THE EXERCISE:
Below are entries. Pull out all lines containing "this".

[begin AVAILABLE RECORDS]

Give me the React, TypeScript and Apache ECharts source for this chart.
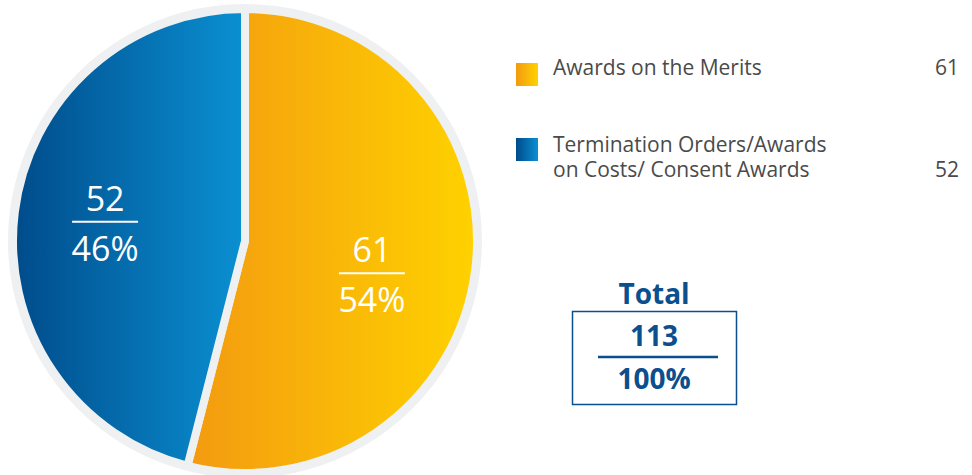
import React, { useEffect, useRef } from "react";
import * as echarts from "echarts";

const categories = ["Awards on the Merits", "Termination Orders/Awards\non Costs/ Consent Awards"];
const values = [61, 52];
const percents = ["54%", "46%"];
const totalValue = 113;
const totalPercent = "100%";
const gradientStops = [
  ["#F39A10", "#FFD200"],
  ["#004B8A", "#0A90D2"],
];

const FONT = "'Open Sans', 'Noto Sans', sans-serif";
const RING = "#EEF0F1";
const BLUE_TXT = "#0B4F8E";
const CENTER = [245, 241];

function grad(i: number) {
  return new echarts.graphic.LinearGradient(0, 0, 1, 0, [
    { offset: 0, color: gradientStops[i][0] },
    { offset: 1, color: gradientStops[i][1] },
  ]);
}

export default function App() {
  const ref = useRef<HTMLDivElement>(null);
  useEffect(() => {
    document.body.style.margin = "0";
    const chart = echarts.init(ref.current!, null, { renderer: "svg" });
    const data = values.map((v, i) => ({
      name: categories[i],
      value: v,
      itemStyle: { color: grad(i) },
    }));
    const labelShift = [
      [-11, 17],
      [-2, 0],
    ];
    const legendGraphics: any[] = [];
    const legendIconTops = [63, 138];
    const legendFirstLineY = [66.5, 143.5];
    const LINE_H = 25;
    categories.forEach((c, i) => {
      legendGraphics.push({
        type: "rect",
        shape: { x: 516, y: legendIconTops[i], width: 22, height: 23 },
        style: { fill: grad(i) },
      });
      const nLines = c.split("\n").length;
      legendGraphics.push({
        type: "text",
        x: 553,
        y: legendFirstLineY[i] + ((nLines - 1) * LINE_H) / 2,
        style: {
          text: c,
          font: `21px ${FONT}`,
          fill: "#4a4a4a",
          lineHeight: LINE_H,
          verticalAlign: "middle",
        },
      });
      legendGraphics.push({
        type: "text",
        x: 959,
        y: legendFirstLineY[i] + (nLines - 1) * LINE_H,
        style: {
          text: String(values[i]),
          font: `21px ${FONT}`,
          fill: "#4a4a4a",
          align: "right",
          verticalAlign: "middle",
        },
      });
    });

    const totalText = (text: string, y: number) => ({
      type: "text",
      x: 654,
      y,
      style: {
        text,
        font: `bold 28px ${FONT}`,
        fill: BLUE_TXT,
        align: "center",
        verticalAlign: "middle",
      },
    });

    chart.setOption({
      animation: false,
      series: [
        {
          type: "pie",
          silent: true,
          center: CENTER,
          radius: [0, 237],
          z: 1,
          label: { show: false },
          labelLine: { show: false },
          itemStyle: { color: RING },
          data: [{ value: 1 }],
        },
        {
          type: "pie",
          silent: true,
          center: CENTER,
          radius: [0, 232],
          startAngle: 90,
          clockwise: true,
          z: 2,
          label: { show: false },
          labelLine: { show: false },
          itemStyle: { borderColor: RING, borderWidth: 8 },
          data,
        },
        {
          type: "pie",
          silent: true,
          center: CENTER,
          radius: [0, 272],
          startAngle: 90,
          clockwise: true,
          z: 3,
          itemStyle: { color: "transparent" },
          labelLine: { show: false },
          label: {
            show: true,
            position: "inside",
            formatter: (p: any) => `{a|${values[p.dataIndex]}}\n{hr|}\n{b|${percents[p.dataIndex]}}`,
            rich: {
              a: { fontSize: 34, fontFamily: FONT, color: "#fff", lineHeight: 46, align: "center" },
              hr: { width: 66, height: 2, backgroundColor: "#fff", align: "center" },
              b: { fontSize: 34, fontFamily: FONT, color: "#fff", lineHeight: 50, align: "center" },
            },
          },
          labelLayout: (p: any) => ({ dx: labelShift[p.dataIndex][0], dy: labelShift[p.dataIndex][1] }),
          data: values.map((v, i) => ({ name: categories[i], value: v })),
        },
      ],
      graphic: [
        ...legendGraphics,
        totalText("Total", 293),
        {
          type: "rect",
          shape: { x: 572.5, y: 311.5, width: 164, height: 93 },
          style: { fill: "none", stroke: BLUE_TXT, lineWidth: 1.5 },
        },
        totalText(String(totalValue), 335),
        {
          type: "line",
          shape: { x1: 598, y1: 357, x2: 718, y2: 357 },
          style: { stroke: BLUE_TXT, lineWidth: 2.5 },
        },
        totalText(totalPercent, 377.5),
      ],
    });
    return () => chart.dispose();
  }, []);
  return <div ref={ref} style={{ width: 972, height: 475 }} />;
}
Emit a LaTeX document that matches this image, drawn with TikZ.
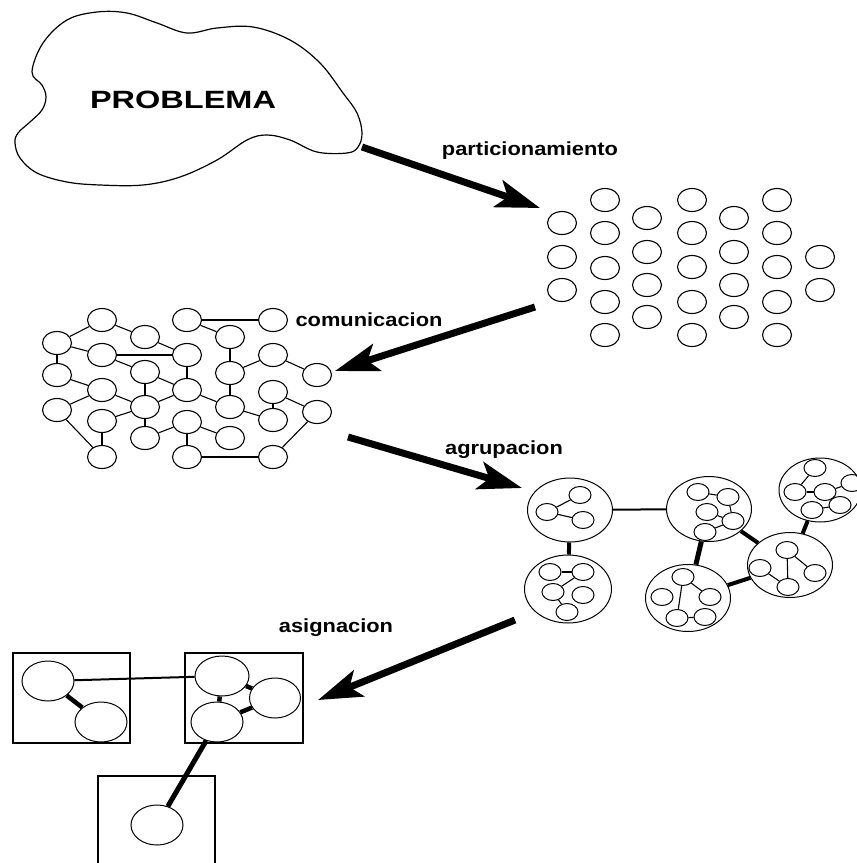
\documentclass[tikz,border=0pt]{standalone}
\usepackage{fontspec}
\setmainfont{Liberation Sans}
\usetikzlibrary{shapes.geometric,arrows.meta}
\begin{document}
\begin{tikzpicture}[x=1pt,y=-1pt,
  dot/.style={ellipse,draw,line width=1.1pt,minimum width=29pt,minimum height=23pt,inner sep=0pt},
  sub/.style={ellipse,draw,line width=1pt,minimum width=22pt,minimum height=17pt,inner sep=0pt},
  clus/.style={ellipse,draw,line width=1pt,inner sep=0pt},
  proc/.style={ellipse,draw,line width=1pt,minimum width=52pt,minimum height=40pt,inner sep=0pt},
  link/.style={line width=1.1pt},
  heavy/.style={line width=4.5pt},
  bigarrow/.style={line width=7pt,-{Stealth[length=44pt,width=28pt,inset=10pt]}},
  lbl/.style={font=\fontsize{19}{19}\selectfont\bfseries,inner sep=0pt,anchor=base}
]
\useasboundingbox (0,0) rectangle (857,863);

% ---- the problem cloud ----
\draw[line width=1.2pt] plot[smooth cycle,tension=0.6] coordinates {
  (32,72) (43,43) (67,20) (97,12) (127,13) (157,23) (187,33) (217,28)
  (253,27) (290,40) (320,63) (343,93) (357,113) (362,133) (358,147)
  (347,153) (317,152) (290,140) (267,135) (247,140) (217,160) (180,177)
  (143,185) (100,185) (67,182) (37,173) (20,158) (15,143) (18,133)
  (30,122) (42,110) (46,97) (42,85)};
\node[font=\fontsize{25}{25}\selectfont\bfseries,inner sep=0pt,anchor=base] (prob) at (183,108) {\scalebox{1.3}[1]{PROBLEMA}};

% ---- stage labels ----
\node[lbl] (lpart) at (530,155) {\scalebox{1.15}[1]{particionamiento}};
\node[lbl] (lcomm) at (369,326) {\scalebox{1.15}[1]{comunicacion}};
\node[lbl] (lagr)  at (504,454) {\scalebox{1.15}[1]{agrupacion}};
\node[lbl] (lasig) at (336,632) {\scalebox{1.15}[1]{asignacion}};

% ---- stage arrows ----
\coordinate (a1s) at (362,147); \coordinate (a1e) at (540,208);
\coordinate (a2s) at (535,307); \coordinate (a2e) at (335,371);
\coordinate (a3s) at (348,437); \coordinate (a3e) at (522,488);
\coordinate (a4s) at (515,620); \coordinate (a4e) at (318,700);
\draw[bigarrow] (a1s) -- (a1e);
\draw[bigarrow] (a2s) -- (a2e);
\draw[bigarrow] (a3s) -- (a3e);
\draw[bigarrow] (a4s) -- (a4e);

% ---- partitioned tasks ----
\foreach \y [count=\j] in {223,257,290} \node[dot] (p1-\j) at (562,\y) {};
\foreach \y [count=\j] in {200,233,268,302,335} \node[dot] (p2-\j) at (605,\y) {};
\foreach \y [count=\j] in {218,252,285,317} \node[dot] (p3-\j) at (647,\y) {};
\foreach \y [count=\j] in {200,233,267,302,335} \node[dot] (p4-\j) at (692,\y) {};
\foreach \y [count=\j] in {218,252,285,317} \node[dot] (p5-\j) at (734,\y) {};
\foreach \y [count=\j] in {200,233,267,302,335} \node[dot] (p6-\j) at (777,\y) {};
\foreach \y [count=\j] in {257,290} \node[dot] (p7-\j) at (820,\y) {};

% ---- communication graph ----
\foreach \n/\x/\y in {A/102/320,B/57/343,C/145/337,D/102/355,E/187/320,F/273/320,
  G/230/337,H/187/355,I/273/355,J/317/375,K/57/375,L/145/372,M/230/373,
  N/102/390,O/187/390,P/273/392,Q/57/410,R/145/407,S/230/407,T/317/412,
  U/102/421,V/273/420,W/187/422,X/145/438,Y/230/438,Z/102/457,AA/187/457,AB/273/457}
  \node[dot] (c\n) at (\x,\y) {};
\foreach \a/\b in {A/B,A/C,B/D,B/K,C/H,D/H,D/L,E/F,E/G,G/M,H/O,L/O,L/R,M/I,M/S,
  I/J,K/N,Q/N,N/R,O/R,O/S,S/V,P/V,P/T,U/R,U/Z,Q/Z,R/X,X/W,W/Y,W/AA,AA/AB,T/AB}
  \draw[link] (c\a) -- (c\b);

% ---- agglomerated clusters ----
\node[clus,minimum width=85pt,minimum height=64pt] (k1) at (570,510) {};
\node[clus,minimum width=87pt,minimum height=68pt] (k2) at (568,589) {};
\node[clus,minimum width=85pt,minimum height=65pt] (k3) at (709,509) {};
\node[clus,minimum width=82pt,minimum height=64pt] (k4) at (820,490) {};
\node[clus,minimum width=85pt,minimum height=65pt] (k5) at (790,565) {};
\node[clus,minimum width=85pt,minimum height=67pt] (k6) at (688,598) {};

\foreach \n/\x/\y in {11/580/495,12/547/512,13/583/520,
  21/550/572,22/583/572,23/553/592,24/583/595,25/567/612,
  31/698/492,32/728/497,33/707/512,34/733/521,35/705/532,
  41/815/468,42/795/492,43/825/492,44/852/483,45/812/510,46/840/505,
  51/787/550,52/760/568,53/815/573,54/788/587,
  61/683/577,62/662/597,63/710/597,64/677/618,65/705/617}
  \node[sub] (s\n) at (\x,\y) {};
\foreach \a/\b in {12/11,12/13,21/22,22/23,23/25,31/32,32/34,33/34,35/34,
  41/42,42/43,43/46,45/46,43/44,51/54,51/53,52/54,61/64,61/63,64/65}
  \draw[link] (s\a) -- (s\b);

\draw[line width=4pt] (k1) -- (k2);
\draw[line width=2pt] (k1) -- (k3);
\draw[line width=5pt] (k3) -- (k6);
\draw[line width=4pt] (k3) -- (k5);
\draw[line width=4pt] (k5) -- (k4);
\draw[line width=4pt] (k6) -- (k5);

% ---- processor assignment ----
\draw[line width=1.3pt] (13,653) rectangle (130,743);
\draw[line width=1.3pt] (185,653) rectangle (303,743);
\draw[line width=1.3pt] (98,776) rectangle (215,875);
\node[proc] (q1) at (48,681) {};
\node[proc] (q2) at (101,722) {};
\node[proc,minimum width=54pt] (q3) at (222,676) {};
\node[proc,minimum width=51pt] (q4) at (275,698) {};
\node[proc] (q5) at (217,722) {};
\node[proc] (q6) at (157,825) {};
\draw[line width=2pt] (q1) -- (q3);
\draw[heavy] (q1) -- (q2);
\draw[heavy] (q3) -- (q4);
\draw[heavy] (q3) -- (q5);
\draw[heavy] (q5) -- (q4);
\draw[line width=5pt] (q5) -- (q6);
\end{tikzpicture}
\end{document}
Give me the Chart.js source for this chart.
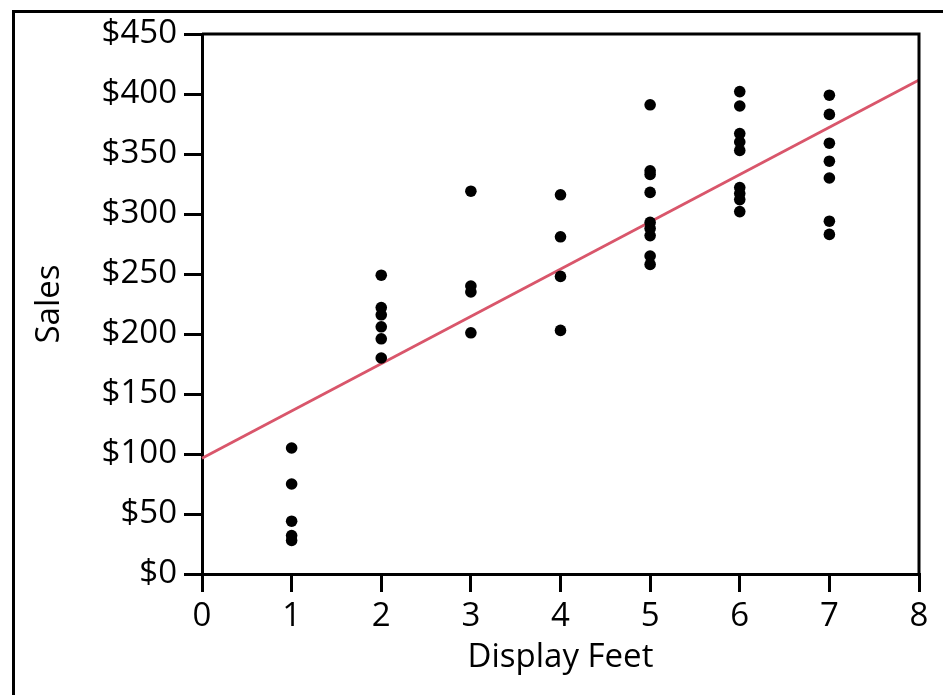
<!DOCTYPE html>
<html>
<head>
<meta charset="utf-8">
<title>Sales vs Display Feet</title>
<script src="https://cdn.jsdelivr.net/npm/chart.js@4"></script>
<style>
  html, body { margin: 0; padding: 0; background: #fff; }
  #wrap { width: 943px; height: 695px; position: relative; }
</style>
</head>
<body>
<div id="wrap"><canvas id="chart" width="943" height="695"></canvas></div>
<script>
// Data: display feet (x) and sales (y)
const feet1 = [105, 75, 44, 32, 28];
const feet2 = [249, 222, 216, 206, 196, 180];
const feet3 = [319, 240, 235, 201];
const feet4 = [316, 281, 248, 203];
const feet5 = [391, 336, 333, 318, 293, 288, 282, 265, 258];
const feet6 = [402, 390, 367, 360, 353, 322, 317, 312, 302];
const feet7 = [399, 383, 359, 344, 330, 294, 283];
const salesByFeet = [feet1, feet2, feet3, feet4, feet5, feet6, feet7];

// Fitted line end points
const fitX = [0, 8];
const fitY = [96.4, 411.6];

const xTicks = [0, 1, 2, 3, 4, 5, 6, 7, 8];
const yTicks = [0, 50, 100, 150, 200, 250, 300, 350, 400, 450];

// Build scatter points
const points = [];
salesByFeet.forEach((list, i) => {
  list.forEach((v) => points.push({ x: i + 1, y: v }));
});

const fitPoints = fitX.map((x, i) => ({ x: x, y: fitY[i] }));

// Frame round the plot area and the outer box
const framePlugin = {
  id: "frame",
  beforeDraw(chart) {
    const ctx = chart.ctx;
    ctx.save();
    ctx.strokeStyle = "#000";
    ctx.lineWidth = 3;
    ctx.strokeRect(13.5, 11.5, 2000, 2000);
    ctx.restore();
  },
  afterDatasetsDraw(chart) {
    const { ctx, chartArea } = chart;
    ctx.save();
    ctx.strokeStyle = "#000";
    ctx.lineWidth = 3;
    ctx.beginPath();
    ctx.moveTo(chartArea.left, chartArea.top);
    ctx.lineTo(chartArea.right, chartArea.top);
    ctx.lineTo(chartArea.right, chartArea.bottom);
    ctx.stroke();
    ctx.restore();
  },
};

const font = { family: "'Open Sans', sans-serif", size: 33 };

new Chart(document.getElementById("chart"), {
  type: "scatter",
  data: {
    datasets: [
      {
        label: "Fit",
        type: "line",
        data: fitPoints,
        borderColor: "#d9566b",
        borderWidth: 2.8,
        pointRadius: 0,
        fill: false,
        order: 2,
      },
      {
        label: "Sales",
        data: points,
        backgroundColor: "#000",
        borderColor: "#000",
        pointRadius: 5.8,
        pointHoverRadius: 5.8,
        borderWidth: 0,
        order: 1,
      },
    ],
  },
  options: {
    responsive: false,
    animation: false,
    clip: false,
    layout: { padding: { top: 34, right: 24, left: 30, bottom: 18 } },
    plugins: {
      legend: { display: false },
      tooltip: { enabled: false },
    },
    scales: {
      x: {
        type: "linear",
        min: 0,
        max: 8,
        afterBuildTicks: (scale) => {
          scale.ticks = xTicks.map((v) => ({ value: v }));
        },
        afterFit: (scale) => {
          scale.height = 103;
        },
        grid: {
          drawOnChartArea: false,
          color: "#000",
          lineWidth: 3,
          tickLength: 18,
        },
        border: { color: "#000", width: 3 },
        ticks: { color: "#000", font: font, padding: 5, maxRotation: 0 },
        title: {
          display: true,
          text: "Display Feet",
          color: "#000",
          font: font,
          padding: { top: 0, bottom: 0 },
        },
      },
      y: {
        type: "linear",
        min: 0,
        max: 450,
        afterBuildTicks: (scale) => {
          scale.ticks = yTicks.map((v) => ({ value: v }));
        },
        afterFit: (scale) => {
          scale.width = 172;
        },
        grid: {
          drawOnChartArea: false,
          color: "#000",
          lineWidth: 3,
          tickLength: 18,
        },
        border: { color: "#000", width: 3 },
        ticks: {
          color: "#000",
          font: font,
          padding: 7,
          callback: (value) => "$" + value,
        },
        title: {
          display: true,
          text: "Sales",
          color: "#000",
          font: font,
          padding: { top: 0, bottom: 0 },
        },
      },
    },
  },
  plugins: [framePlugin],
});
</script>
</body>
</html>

[end AVAILABLE RECORDS]

RESULT:
Give me the React, TypeScript and Apache ECharts source for this chart.
Emit a LaTeX document that matches this image, drawn with TikZ.
Give me the Chart.js source for this chart.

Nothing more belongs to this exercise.